----- Dataset section -----

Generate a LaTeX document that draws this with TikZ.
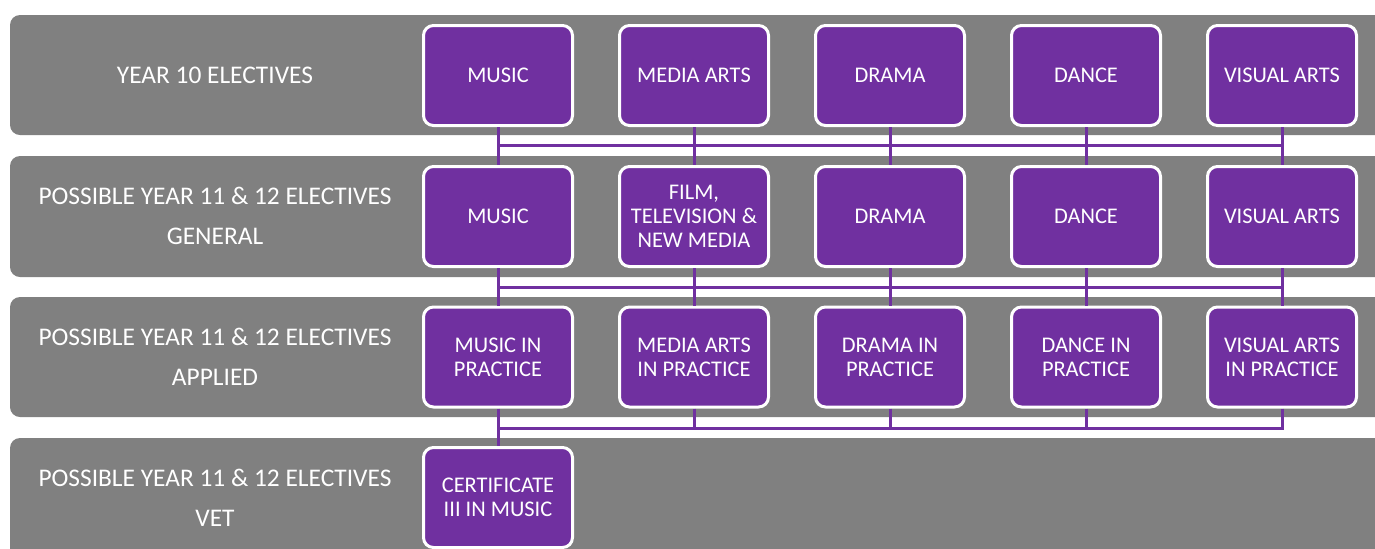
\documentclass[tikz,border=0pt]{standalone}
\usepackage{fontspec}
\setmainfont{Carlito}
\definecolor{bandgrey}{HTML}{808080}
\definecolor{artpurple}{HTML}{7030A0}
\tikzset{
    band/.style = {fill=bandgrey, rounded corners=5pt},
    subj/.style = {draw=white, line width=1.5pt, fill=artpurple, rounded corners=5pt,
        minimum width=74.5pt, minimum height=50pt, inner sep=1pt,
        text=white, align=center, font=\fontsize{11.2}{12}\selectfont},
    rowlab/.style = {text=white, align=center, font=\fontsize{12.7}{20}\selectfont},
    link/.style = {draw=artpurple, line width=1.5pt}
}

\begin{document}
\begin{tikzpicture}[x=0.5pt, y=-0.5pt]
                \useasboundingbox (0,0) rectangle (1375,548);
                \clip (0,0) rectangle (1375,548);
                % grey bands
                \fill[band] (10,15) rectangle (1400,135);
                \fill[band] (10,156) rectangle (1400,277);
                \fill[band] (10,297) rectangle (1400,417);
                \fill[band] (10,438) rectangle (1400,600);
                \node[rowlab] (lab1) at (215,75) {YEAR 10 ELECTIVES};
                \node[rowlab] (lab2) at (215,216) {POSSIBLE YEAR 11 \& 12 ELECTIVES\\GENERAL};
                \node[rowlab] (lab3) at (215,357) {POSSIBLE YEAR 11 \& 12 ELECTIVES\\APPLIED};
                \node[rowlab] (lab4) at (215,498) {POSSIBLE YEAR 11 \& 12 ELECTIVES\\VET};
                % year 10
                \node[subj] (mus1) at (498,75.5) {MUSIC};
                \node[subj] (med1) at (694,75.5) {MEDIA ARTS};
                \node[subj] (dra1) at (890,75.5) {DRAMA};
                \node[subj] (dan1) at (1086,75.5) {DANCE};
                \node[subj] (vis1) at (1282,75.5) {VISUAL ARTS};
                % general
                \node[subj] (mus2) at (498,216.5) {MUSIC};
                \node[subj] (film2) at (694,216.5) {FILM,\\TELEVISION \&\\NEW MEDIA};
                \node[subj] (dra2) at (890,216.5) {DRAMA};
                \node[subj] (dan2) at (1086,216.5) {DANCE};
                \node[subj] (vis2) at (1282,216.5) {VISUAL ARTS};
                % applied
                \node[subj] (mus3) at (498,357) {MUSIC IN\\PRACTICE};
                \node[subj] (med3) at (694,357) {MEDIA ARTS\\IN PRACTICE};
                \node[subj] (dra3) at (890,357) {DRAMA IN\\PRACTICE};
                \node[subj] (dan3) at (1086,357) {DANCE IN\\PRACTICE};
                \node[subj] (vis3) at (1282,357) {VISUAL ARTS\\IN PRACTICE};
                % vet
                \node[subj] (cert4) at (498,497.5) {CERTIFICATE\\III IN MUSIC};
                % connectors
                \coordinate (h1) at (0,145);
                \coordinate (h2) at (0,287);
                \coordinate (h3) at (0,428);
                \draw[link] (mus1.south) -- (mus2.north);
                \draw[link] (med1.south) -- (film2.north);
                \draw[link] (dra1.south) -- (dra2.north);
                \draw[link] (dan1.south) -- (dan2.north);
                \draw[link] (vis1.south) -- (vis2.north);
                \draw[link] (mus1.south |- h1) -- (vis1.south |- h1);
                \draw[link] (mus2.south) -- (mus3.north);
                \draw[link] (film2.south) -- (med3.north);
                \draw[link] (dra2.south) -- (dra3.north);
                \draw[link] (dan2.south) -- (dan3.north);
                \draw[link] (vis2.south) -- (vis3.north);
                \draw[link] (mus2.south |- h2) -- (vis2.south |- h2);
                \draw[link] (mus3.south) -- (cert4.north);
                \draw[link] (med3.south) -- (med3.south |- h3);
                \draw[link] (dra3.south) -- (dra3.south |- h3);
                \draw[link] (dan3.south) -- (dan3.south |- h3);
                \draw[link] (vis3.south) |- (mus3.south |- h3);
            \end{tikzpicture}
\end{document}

-----

> **Requirement**: Do not copy the pictures, but repeat every line exactly.

> **Response to this exercise**:
Generate a LaTeX document that draws this with TikZ.
\documentclass[tikz,border=0pt]{standalone}
\usepackage{fontspec}
\setmainfont{Carlito}
\definecolor{bandgrey}{HTML}{808080}
\definecolor{artpurple}{HTML}{7030A0}
\tikzset{
    band/.style = {fill=bandgrey, rounded corners=5pt},
    subj/.style = {draw=white, line width=1.5pt, fill=artpurple, rounded corners=5pt,
        minimum width=74.5pt, minimum height=50pt, inner sep=1pt,
        text=white, align=center, font=\fontsize{11.2}{12}\selectfont},
    rowlab/.style = {text=white, align=center, font=\fontsize{12.7}{20}\selectfont},
    link/.style = {draw=artpurple, line width=1.5pt}
}

\begin{document}
\begin{tikzpicture}[x=0.5pt, y=-0.5pt]
                \useasboundingbox (0,0) rectangle (1375,548);
                \clip (0,0) rectangle (1375,548);
                % grey bands
                \fill[band] (10,15) rectangle (1400,135);
                \fill[band] (10,156) rectangle (1400,277);
                \fill[band] (10,297) rectangle (1400,417);
                \fill[band] (10,438) rectangle (1400,600);
                \node[rowlab] (lab1) at (215,75) {YEAR 10 ELECTIVES};
                \node[rowlab] (lab2) at (215,216) {POSSIBLE YEAR 11 \& 12 ELECTIVES\\GENERAL};
                \node[rowlab] (lab3) at (215,357) {POSSIBLE YEAR 11 \& 12 ELECTIVES\\APPLIED};
                \node[rowlab] (lab4) at (215,498) {POSSIBLE YEAR 11 \& 12 ELECTIVES\\VET};
                % year 10
                \node[subj] (mus1) at (498,75.5) {MUSIC};
                \node[subj] (med1) at (694,75.5) {MEDIA ARTS};
                \node[subj] (dra1) at (890,75.5) {DRAMA};
                \node[subj] (dan1) at (1086,75.5) {DANCE};
                \node[subj] (vis1) at (1282,75.5) {VISUAL ARTS};
                % general
                \node[subj] (mus2) at (498,216.5) {MUSIC};
                \node[subj] (film2) at (694,216.5) {FILM,\\TELEVISION \&\\NEW MEDIA};
                \node[subj] (dra2) at (890,216.5) {DRAMA};
                \node[subj] (dan2) at (1086,216.5) {DANCE};
                \node[subj] (vis2) at (1282,216.5) {VISUAL ARTS};
                % applied
                \node[subj] (mus3) at (498,357) {MUSIC IN\\PRACTICE};
                \node[subj] (med3) at (694,357) {MEDIA ARTS\\IN PRACTICE};
                \node[subj] (dra3) at (890,357) {DRAMA IN\\PRACTICE};
                \node[subj] (dan3) at (1086,357) {DANCE IN\\PRACTICE};
                \node[subj] (vis3) at (1282,357) {VISUAL ARTS\\IN PRACTICE};
                % vet
                \node[subj] (cert4) at (498,497.5) {CERTIFICATE\\III IN MUSIC};
                % connectors
                \coordinate (h1) at (0,145);
                \coordinate (h2) at (0,287);
                \coordinate (h3) at (0,428);
                \draw[link] (mus1.south) -- (mus2.north);
                \draw[link] (med1.south) -- (film2.north);
                \draw[link] (dra1.south) -- (dra2.north);
                \draw[link] (dan1.south) -- (dan2.north);
                \draw[link] (vis1.south) -- (vis2.north);
                \draw[link] (mus1.south |- h1) -- (vis1.south |- h1);
                \draw[link] (mus2.south) -- (mus3.north);
                \draw[link] (film2.south) -- (med3.north);
                \draw[link] (dra2.south) -- (dra3.north);
                \draw[link] (dan2.south) -- (dan3.north);
                \draw[link] (vis2.south) -- (vis3.north);
                \draw[link] (mus2.south |- h2) -- (vis2.south |- h2);
                \draw[link] (mus3.south) -- (cert4.north);
                \draw[link] (med3.south) -- (med3.south |- h3);
                \draw[link] (dra3.south) -- (dra3.south |- h3);
                \draw[link] (dan3.south) -- (dan3.south |- h3);
                \draw[link] (vis3.south) |- (mus3.south |- h3);
            \end{tikzpicture}
\end{document}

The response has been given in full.